Presumably the sArduinos would need a value to tell them what angle to move the instrument (stepper motor) to. Given that number they would each just get on with moving the stepper as required. Meanwhile the Mega, or even a smaller Arduino, would read values from the game, which you say you can do, and send them to the slave Arduinos on each instrument.

how will I send separate values from the mega to the small Arduinos

One way to do it would be to use SPI to transfer the data
lave

I'd do it with the Mega alone and connect each gauge to it. Looking at a random google image of the cockpit, I'd guess that there are no more than ~fifteen gauges that you could control with a stepper so the Mega has plenty of pins.

If you had to add additional Arduinos to the mix, you can use serial to communicate with them. Either have the master Mega pass on instructions to its slaves or have them all listening to the signal from the PC. Remember that in this latter scenario that the Arduinos should only be listening, not transmitting.

You'll need to parse the data packets coming from the simulator and interpret them to tell you what position the steppers should take.
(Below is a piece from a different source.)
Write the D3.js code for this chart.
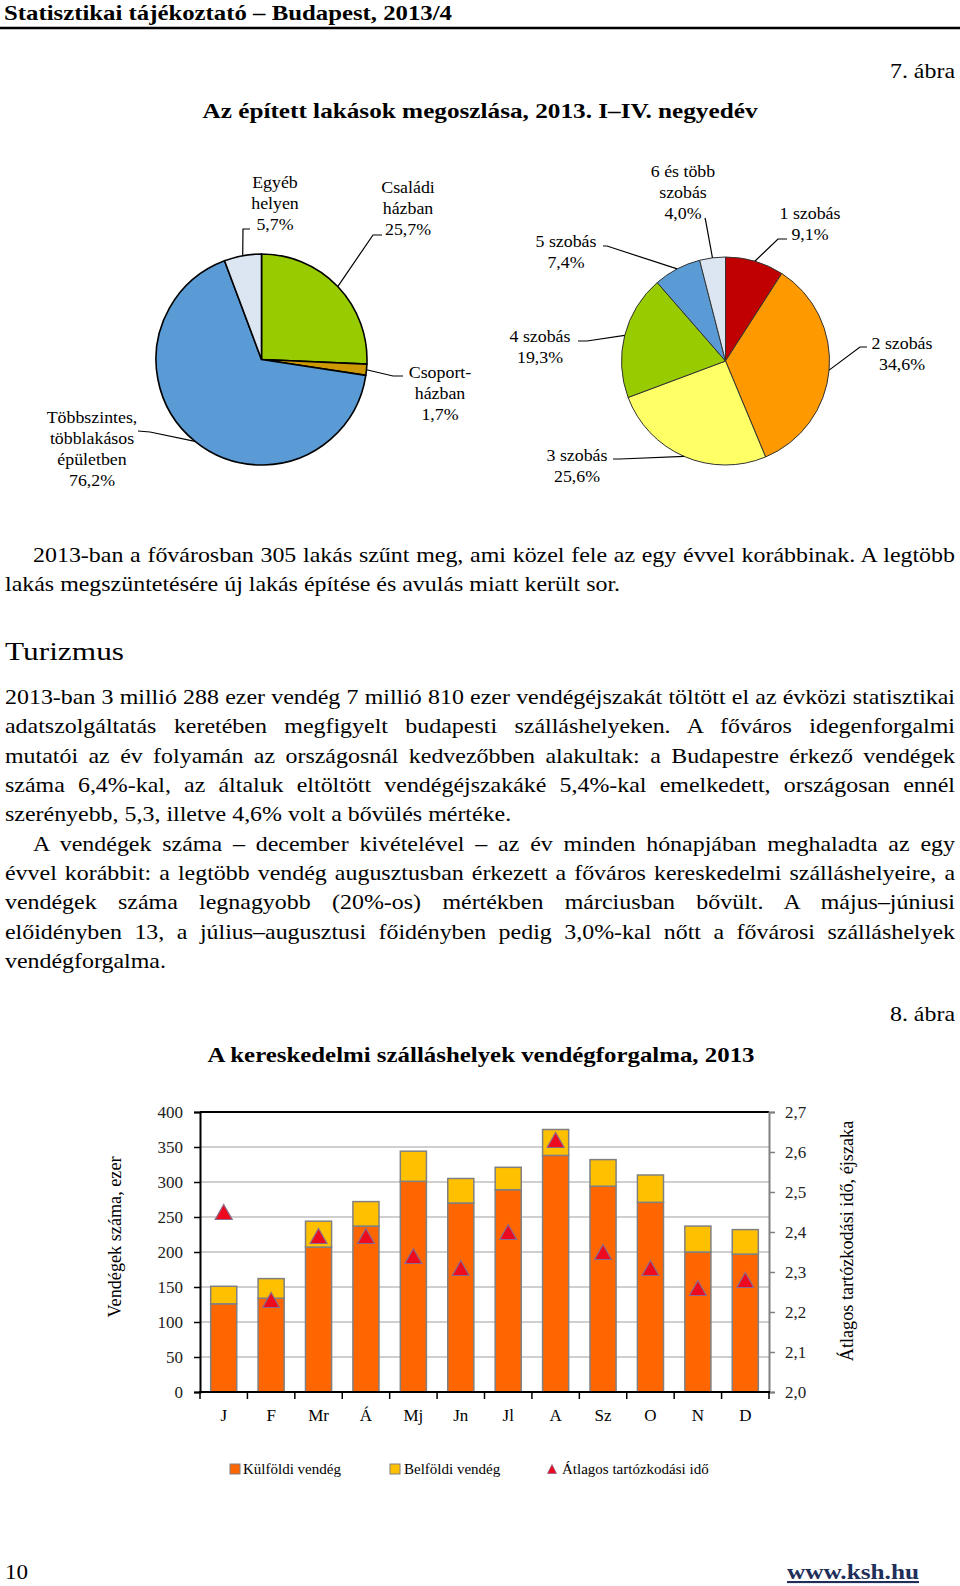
<!DOCTYPE html>
<html><head><meta charset="utf-8">
<script src="https://cdn.jsdelivr.net/npm/d3@7"></script>
<style>
body{margin:0;background:#fff}
svg{display:block}
text{font-family:"Liberation Serif","Times New Roman",serif;fill:#000}
</style>
</head><body>
<svg id="c" width="960" height="1586"></svg>
<script>
// ---------------- DATA ----------------
const pie1Names = ["Családi házban","Csoportházban","Többszintes, többlakásos épületben","Egyéb helyen"];
const pie1LabelLines = [["Családi","házban"],["Csoport-","házban"],["Többszintes,","többlakásos","épületben"],["Egyéb","helyen"]];
const pie1Values = [25.7, 1.7, 66.9, 5.7];   // slice sizes as drawn
const pie1Pct = ["25,7%","1,7%","76,2%","5,7%"];
const pie1Colors = ["#99CC00","#CC9900","#5B9BD5","#DCE6F2"];

const pie2Names = ["1 szobás","2 szobás","3 szobás","4 szobás","5 szobás","6 és több szobás"];
const pie2LabelLines = [["1 szobás"],["2 szobás"],["3 szobás"],["4 szobás"],["5 szobás"],["6 és több","szobás"]];
const pie2Values = [9.1, 34.6, 25.6, 19.3, 7.4, 4.0];
const pie2Pct = ["9,1%","34,6%","25,6%","19,3%","7,4%","4,0%"];
const pie2Colors = ["#C00000","#FF9900","#FFFF66","#99CC00","#5B9BD5","#DCE6F2"];

const months = ["J","F","Mr","Á","Mj","Jn","Jl","A","Sz","O","N","D"];
const foreignGuests = [126,134,207,237,301,270,289,338,294,271,200,197];
const domesticGuests = [25,28,37,35,43,35,32,37,38,39,37,35];
const avgStay = [2.45,2.23,2.39,2.39,2.34,2.31,2.40,2.63,2.35,2.31,2.26,2.28];
const leftTicks = [0,50,100,150,200,250,300,350,400];
const rightTicks = [2.0,2.1,2.2,2.3,2.4,2.5,2.6,2.7];
const legendItems = ["Külföldi vendég","Belföldi vendég","Átlagos tartózkodási idő"];

const para1 = [
 "2013-ban a fővárosban 305 lakás szűnt meg, ami közel fele az egy évvel korábbinak. A legtöbb",
 "lakás megszüntetésére új lakás építése és avulás miatt került sor."
];
const para2 = [
 "2013-ban 3 millió 288 ezer vendég 7 millió 810 ezer vendégéjszakát töltött el az évközi statisztikai",
 "adatszolgáltatás keretében megfigyelt budapesti szálláshelyeken. A főváros idegenforgalmi",
 "mutatói az év folyamán az országosnál kedvezőbben alakultak: a Budapestre érkező vendégek",
 "száma 6,4%-kal, az általuk eltöltött vendégéjszakáké 5,4%-kal emelkedett, országosan ennél",
 "szerényebb, 5,3, illetve 4,6% volt a bővülés mértéke."
];
const para3 = [
 "A vendégek száma – december kivételével – az év minden hónapjában meghaladta az egy",
 "évvel korábbit: a legtöbb vendég augusztusban érkezett a főváros kereskedelmi szálláshelyeire, a",
 "vendégek száma legnagyobb (20%-os) mértékben márciusban bővült. A május–júniusi",
 "előidényben 13, a július–augusztusi főidényben pedig 3,0%-kal nőtt a fővárosi szálláshelyek",
 "vendégforgalma."
];

// ---------------- HELPERS ----------------
const svg = d3.select("#c");
function txt(s, x, y, size, o = {}) {
  const t = svg.append("text").attr("x", x).attr("y", y).attr("font-size", size).text(s);
  if (o.anchor) t.attr("text-anchor", o.anchor);
  if (o.weight) t.attr("font-weight", o.weight);
  if (o.fill) t.style("fill", o.fill);
  if (o.fit) t.attr("textLength", o.fit).attr("lengthAdjust", o.adjust || "spacingAndGlyphs");
  return t;
}
// horizontally scaled text (imitates the wider Garamond face), optional justification
function stxt(s, x, y, size, sx, o = {}) {
  const g = svg.append("g").attr("transform", `translate(${x},${y}) scale(${sx},1)`);
  const t = g.append("text").attr("font-size", size).text(s);
  if (o.anchor) t.attr("text-anchor", o.anchor);
  if (o.weight) t.attr("font-weight", o.weight);
  if (o.justify) {
    const len = t.node().getComputedTextLength();
    const n = (s.match(/ /g) || []).length;
    if (n) t.style("word-spacing", ((o.justify / sx - len) / n) + "px");
  }
  return t;
}
const SX = 1.14;

// ---------------- HEADER ----------------
txt("Statisztikai tájékoztató – Budapest, 2013/4", 4, 20, 22, {weight: "bold", fit: 448});
svg.append("line").attr("x1", 0).attr("x2", 960).attr("y1", 28).attr("y2", 28).attr("stroke", "#000").attr("stroke-width", 2.5);
stxt("7. ábra", 955, 78, 21, SX, {anchor: "end"});
txt("Az épített lakások megoszlása, 2013. I–IV. negyedév", 480, 118, 22, {anchor: "middle", weight: "bold", fit: 555});

// ---------------- PIES ----------------
function drawPie(values, colors, cx, cy, r, stroke, sw, lines, pct, layout) {
  const pie = d3.pie().sort(null).value(d => d)(values);
  const arc = d3.arc().innerRadius(0).outerRadius(r);
  const edge = d3.arc().innerRadius(r).outerRadius(r);
  const g = svg.append("g").attr("transform", `translate(${cx},${cy})`);
  g.selectAll("path").data(pie).join("path")
    .attr("d", arc).attr("fill", (d, i) => colors[i])
    .attr("stroke", stroke).attr("stroke-width", sw).attr("stroke-linejoin", "round");
  pie.forEach((d, i) => {
    const L = layout[i];
    const c = edge.centroid(d);
    const pts = [L.lead[0], L.lead[1], [cx + c[0], cy + c[1]]];
    svg.append("path").attr("d", d3.line()(pts)).attr("fill", "none").attr("stroke", "#000").attr("stroke-width", 1.2);
    const all = lines[i].concat([pct[i]]);
    all.forEach((s, k) => stxt(s, L.cx, L.cy + 6 + k * 21, 17, 1.05, {anchor: "middle"}));
  });
}
const pie1Layout = [
  {cx: 408, cy: 187, lead: [[382, 235], [373, 235]]},
  {cx: 440, cy: 372, lead: [[403, 376], [393, 376]]},
  {cx: 92, cy: 417, lead: [[138, 431], [150, 432]]},
  {cx: 275, cy: 182, lead: [[250, 229], [243, 229]]}
];
const pie2Layout = [
  {cx: 810, cy: 213, lead: [[787, 239], [778, 239]]},
  {cx: 902, cy: 343, lead: [[867, 347], [860, 347]]},
  {cx: 577, cy: 455, lead: [[613, 459], [620, 459]]},
  {cx: 540, cy: 336, lead: [[578, 341], [587, 341]]},
  {cx: 566, cy: 241, lead: [[603, 246], [607, 246]]},
  {cx: 683, cy: 171, lead: [[705, 218], [705.5, 220]]}
];
drawPie(pie1Values, pie1Colors, 261.5, 359.5, 105.5, "#000", 1.6, pie1LabelLines, pie1Pct, pie1Layout);
drawPie(pie2Values, pie2Colors, 725.5, 361, 104, "#333", 1, pie2LabelLines, pie2Pct, pie2Layout);

// ---------------- TEXT ----------------
const BODY = 21;
stxt(para1[0], 33, 562, BODY, SX, {justify: 922});
stxt(para1[1], 5, 591, BODY, SX);
txt("Turizmus", 5, 660, 26, {fit: 119});
const LH = 29.35;
para2.forEach((s, i) => {
  stxt(s, 5, 704 + i * LH, BODY, SX, i < para2.length - 1 ? {justify: 950} : {});
});
para3.forEach((s, i) => {
  const y = 704 + (i + 5) * LH;
  if (i === 0) stxt(s, 33, y, BODY, SX, {justify: 922});
  else stxt(s, 5, y, BODY, SX, i < para3.length - 1 ? {justify: 950} : {});
});

stxt("8. ábra", 955, 1021, 21, SX, {anchor: "end"});
txt("A kereskedelmi szálláshelyek vendégforgalma, 2013", 481, 1062, 22, {anchor: "middle", weight: "bold", fit: 547});

// ---------------- BAR CHART ----------------
const X0 = 200, X1 = 769, Y0 = 1392, Y1 = 1112;
const x = d3.scaleBand().domain(months).range([X0, X1]).paddingInner(0.45).paddingOuter(0.225);
const y = d3.scaleLinear().domain([0, 400]).range([Y0, Y1]);
const y2 = d3.scaleLinear().domain([2.0, 2.7]).range([Y0, Y1]);

const chart = svg.append("g");
chart.selectAll("line.grid").data(leftTicks.filter(t => t > 0 && t < 400)).join("line")
  .attr("x1", X0).attr("x2", X1).attr("y1", d => y(d)).attr("y2", d => y(d))
  .attr("stroke", "#BFBFBF").attr("stroke-width", 1.3);
chart.append("line").attr("x1", X0).attr("x2", X1).attr("y1", y(400)).attr("y2", y(400)).attr("stroke", "#000").attr("stroke-width", 1.8);

const bw = x.bandwidth();
months.forEach((m, i) => {
  const f = foreignGuests[i], d = domesticGuests[i];
  chart.append("rect").attr("x", x(m)).attr("width", bw).attr("y", y(f)).attr("height", y(0) - y(f))
    .attr("fill", "#FF6600").attr("stroke", "#808080").attr("stroke-width", 1.5);
  chart.append("rect").attr("x", x(m)).attr("width", bw).attr("y", y(f + d)).attr("height", y(f) - y(f + d))
    .attr("fill", "#FFC000").attr("stroke", "#808080").attr("stroke-width", 1.5);
});

const tri = "M0,-7.5L8.5,7.5L-8.5,7.5Z";
chart.selectAll("path.tri").data(avgStay).join("path")
  .attr("d", tri)
  .attr("transform", (v, i) => `translate(${x(months[i]) + bw / 2},${y2(v)})`)
  .attr("fill", "#EE0A1E").attr("stroke", "#8C6A8C").attr("stroke-width", 1.2);

const la = svg.append("g").attr("transform", `translate(${X0},0)`)
  .call(d3.axisLeft(y).tickValues(leftTicks).tickSize(6).tickPadding(11).tickFormat(d3.format("d")));
la.select(".domain").attr("stroke", "#000").attr("stroke-width", 2);
la.selectAll(".tick line").attr("stroke", "#000").attr("stroke-width", 1.5);
la.selectAll(".tick text").attr("font-size", 17).attr("font-family", '"Liberation Serif",serif').style("fill", "#222");

const ra = svg.append("g").attr("transform", `translate(${X1},0)`)
  .call(d3.axisRight(y2).tickValues(rightTicks).tickSize(6).tickPadding(10).tickFormat(d => d.toFixed(1).replace(".", ",")));
ra.select(".domain").attr("stroke", "#808080").attr("stroke-width", 2);
ra.selectAll(".tick line").attr("stroke", "#808080").attr("stroke-width", 1.5);
ra.selectAll(".tick text").attr("font-size", 17).attr("font-family", '"Liberation Serif",serif').style("fill", "#222");

const step = x.step();
const bounds = d3.range(months.length + 1).map(i => X0 + i * step);
svg.append("line").attr("x1", X0 - 1).attr("x2", X1 + 1).attr("y1", Y0).attr("y2", Y0).attr("stroke", "#000").attr("stroke-width", 2);
svg.selectAll("line.xt").data(bounds).join("line")
  .attr("x1", d => d).attr("x2", d => d).attr("y1", Y0).attr("y2", Y0 + 7)
  .attr("stroke", "#000").attr("stroke-width", 1.5);
months.forEach(m => txt(m, x(m) + bw / 2, 1421, 17, {anchor: "middle"}));

svg.append("text").attr("transform", "translate(121,1237) rotate(-90)").attr("text-anchor", "middle")
  .attr("font-size", 18.2).text("Vendégek száma, ezer");
svg.append("text").attr("transform", "translate(853,1241) rotate(-90)").attr("text-anchor", "middle")
  .attr("font-size", 18.2).text("Átlagos tartózkodási idő, éjszaka");

// legend
const LY = 1469;
svg.append("rect").attr("x", 230).attr("y", LY - 5).attr("width", 10).attr("height", 10).attr("fill", "#FF6600").attr("stroke", "#808080");
txt(legendItems[0], 243, LY + 5, 15);
svg.append("rect").attr("x", 390).attr("y", LY - 5).attr("width", 10).attr("height", 10).attr("fill", "#FFC000").attr("stroke", "#808080");
txt(legendItems[1], 404, LY + 5, 15);
svg.append("path").attr("d", "M0,-4.5L4.5,4.5L-4.5,4.5Z").attr("transform", `translate(552,${LY})`)
  .attr("fill", "#EE0A1E").attr("stroke", "#8C6A8C").attr("stroke-width", 0.8);
txt(legendItems[2], 562, LY + 5, 15);

// footer
stxt("10", 5, 1579, 21, 1.1);
txt("www.ksh.hu", 787, 1579, 21, {weight: "bold", fill: "#1F2F5A", fit: 132}).style("text-decoration", "underline");
</script>
</body></html>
I expect that you'll find code to do some of that parsing on forums dedicated to flight sims although once you've got the data the gauge is supposed to display, you'll need to write custom code to make your particular steppers do the appropriate thing.
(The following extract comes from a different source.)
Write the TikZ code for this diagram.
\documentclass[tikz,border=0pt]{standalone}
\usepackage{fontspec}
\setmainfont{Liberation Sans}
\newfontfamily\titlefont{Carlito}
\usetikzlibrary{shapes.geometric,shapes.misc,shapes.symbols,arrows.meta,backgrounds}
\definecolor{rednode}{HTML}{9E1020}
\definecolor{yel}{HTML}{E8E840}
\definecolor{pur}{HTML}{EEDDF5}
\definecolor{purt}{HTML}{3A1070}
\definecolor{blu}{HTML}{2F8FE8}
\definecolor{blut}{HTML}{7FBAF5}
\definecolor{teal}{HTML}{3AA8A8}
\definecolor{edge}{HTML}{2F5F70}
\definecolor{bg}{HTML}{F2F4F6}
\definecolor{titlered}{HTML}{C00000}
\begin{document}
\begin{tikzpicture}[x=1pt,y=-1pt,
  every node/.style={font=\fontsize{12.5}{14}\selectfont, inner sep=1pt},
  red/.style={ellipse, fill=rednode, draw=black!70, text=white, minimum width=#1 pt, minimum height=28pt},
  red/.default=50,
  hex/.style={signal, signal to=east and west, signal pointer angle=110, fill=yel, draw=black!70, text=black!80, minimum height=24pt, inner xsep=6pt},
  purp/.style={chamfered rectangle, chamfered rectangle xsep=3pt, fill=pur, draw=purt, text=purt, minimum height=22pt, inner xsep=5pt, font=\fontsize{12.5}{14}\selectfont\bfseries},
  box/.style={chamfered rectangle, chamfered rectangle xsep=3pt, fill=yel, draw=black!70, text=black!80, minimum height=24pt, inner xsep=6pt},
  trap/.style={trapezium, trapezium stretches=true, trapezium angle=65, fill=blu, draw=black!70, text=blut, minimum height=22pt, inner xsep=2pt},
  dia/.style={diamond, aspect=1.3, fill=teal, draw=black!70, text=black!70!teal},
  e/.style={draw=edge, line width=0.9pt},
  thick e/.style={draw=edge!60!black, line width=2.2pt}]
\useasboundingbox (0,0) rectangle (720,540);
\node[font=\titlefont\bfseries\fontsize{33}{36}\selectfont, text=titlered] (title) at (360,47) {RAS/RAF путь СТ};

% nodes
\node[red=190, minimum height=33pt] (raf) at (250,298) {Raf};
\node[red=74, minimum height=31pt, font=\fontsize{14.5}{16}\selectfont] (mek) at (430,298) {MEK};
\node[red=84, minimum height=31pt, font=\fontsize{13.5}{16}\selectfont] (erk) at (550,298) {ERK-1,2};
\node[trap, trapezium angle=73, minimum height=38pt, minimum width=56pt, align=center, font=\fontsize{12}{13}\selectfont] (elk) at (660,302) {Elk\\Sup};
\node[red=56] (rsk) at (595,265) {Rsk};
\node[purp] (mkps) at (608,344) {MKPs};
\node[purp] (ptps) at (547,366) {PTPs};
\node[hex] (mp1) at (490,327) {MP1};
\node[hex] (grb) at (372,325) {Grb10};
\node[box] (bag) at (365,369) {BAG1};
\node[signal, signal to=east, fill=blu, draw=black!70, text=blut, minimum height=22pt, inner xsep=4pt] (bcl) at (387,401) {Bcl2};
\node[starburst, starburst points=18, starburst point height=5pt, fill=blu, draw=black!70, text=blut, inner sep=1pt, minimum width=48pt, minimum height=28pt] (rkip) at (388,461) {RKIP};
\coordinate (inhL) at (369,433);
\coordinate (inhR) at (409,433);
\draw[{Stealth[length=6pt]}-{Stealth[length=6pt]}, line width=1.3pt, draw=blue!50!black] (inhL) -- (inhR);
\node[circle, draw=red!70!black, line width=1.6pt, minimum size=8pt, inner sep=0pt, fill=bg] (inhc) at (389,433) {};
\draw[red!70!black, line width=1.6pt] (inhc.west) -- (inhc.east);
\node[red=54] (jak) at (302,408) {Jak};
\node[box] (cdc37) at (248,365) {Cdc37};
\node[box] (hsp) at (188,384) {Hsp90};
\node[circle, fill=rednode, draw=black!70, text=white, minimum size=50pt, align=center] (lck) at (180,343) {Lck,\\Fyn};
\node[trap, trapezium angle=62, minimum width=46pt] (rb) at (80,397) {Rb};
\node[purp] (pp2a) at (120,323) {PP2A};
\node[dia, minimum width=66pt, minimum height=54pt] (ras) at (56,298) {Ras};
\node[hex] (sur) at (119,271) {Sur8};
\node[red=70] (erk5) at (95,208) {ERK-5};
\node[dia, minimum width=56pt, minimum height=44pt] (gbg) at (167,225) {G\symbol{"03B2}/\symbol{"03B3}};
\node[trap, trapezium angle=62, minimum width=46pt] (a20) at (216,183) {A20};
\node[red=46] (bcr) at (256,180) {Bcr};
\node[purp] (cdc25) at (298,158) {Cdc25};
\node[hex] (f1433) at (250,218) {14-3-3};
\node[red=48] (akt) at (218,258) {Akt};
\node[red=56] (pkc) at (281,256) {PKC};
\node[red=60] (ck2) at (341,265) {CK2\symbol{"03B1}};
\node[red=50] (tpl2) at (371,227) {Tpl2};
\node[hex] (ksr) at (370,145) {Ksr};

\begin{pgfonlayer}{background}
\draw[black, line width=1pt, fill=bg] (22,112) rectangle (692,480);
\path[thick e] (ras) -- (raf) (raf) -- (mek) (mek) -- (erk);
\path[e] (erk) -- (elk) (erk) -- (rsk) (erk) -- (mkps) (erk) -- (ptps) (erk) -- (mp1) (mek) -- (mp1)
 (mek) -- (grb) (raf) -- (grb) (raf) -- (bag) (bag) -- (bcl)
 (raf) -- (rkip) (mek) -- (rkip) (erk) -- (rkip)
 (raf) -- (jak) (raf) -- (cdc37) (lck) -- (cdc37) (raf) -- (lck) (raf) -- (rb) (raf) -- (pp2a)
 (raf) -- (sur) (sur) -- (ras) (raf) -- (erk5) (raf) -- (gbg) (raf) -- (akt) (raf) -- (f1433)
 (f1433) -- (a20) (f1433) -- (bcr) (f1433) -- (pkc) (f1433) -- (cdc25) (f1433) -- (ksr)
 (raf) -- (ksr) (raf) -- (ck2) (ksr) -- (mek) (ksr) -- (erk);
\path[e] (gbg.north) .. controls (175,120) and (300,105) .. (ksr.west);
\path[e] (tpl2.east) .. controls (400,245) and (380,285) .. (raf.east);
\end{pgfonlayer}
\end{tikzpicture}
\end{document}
Not sure how many gauges you want but an I2C connection between the Mega (master) and all the stepper controllers (slaves) would be my first inclination.
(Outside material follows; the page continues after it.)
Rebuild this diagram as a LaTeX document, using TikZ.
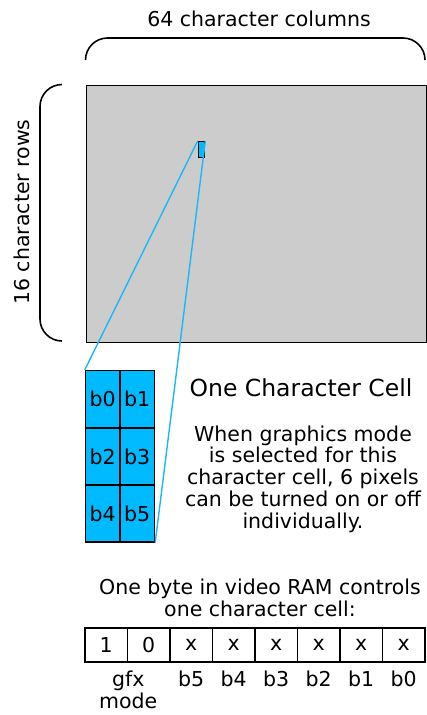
\documentclass[tikz,border=0pt]{standalone}
\usepackage{fontspec}
\setmainfont{DejaVu Sans}
\definecolor{cellblue}{HTML}{00BAFF}
\definecolor{linkblue}{HTML}{1AB8F5}
\definecolor{screengray}{HTML}{CCCCCC}
\definecolor{ink}{HTML}{000000}
\begin{document}
\begin{tikzpicture}[x=1pt,y=-1pt,
  outline/.style={draw=ink,line width=1.6pt},
  brace/.style={draw=ink,line width=1.6pt,rounded corners=22pt},
  link/.style={draw=linkblue,line width=1.4pt},
  lbl/.style={inner sep=0pt,font=\fontsize{20.5}{21.7}\selectfont,text=ink},
  biglbl/.style={inner sep=0pt,font=\fontsize{23.5}{26}\selectfont,text=ink},
  para/.style={inner sep=0pt,font=\fontsize{20.5}{21.7}\selectfont,align=center,text=ink},
  pix/.style={draw=ink,line width=1.4pt,fill=cellblue,minimum width=34.5pt,minimum height=57pt,inner sep=0pt,font=\fontsize{20.5}{20}\selectfont},
  bit/.style={draw=ink,line width=1.4pt,minimum width=42.5pt,minimum height=34pt,inner sep=0pt,font=\fontsize{20.5}{20}\selectfont}]
\useasboundingbox (0,0) rectangle (426,715);
% top brace
\draw[brace] (85.5,60) -- (85.5,38) -- (425,38) -- (425,60);
\node[lbl] (cols) at (259,19) {64 character columns};
% screen
\node[outline,fill=screengray,minimum width=340pt,minimum height=257pt,inner sep=0pt,anchor=north west] (screen) at (85.5,84.5) {};
% left brace
\draw[brace] (62,84.5) -- (40,84.5) -- (40,341) -- (62,341);
\node[lbl,rotate=90] (rows) at (22,212) {16 character rows};
% small cell
\node[draw=ink,line width=1.1pt,fill=cellblue,minimum width=6.5pt,minimum height=16pt,inner sep=0pt] (small) at (201.5,149.5) {};
% big cell
\node[pix] (p0) at (102.75,399) {b0};
\node[pix] (p1) at (137.25,399) {b1};
\node[pix] (p2) at (102.75,456.5) {b2};
\node[pix] (p3) at (137.25,456.5) {b3};
\node[pix] (p4) at (102.75,513.5) {b4};
\node[pix] (p5) at (137.25,513.5) {b5};
\draw[link] (small.north west) -- (p0.north west);
\draw[link] (small.north east) -- (p5.south east);
% text
\node[biglbl] (title) at (301,388) {One Character Cell};
\node[para] (desc) at (303,479) {When graphics mode\\is selected for this\\character cell, 6 pixels\\can be turned on or off\\individually.};
\node[para] (byte) at (260,597.5) {One byte in video RAM controls\\one character cell:};
% byte table
\foreach \t [count=\i from 0] in {1,0,x,x,x,x,x,x} {
  \node[bit] (c\i) at ({106.25+42.5*\i},645) {\t};
}
\node[para,anchor=north] (gfx) at (c0.south east) [yshift=-8pt] {gfx\\mode};
\foreach \t [count=\i from 2] in {b5,b4,b3,b2,b1,b0} {
  \node[lbl,anchor=north] (l\i) at (c\i.south) [yshift=-8pt] {\t};
}
\end{tikzpicture}
\end{document}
Use a few of the DIOs to set each one's address (on start, it reads three of four DIOs and forms a slave address from that.)

You should be able to use the same code for each slave. You could use an I2C command to set each one's function during initialization or you could read a few more DIOs from which the slave determines its own function (cylinder head temp, fuel flow, manifold pressure, altimeter, IAS etc.)

I never had a project where I needed to use multiple Arduinos and I'm still new to the "master-slave" thing, but I will definitely check it out.
Also I will not be making every single gauge from the airplane, I will try to make 5-6 just to test everything and if I should continue making more of the home cockpit.

In addition to that I will have some 7 segment displays which will probably come out of the Arduino Mega, so using multiple smaller "slave" arduinos would be a really nice interpretation.

Anyways, thanks to everyone for enlightening me.

I don't know if you've noticed, but planes these days are going to graphics displays, scroll down about 1/2 way on this page

Maybe instead of stepper motors and analog guages, you could use a set of little displays like these

Or a larger display showing several instruments

I thought about using something like a cheap PC monitor and just displaying the instruments that way but I much prefer having analog gauges. I would be way simpler to use a smaller monitor but that doesn't pose a challenge for me.

Initially i was going to use monitors for everything but then decided that I want to spend more time and learn how things work and also I love making Arduino projects and I think this will be good practice.

Thank you for your suggestion. If I can't make good analog gauges I will have to use a monitor since I'm trying to build this for as cheap as possible.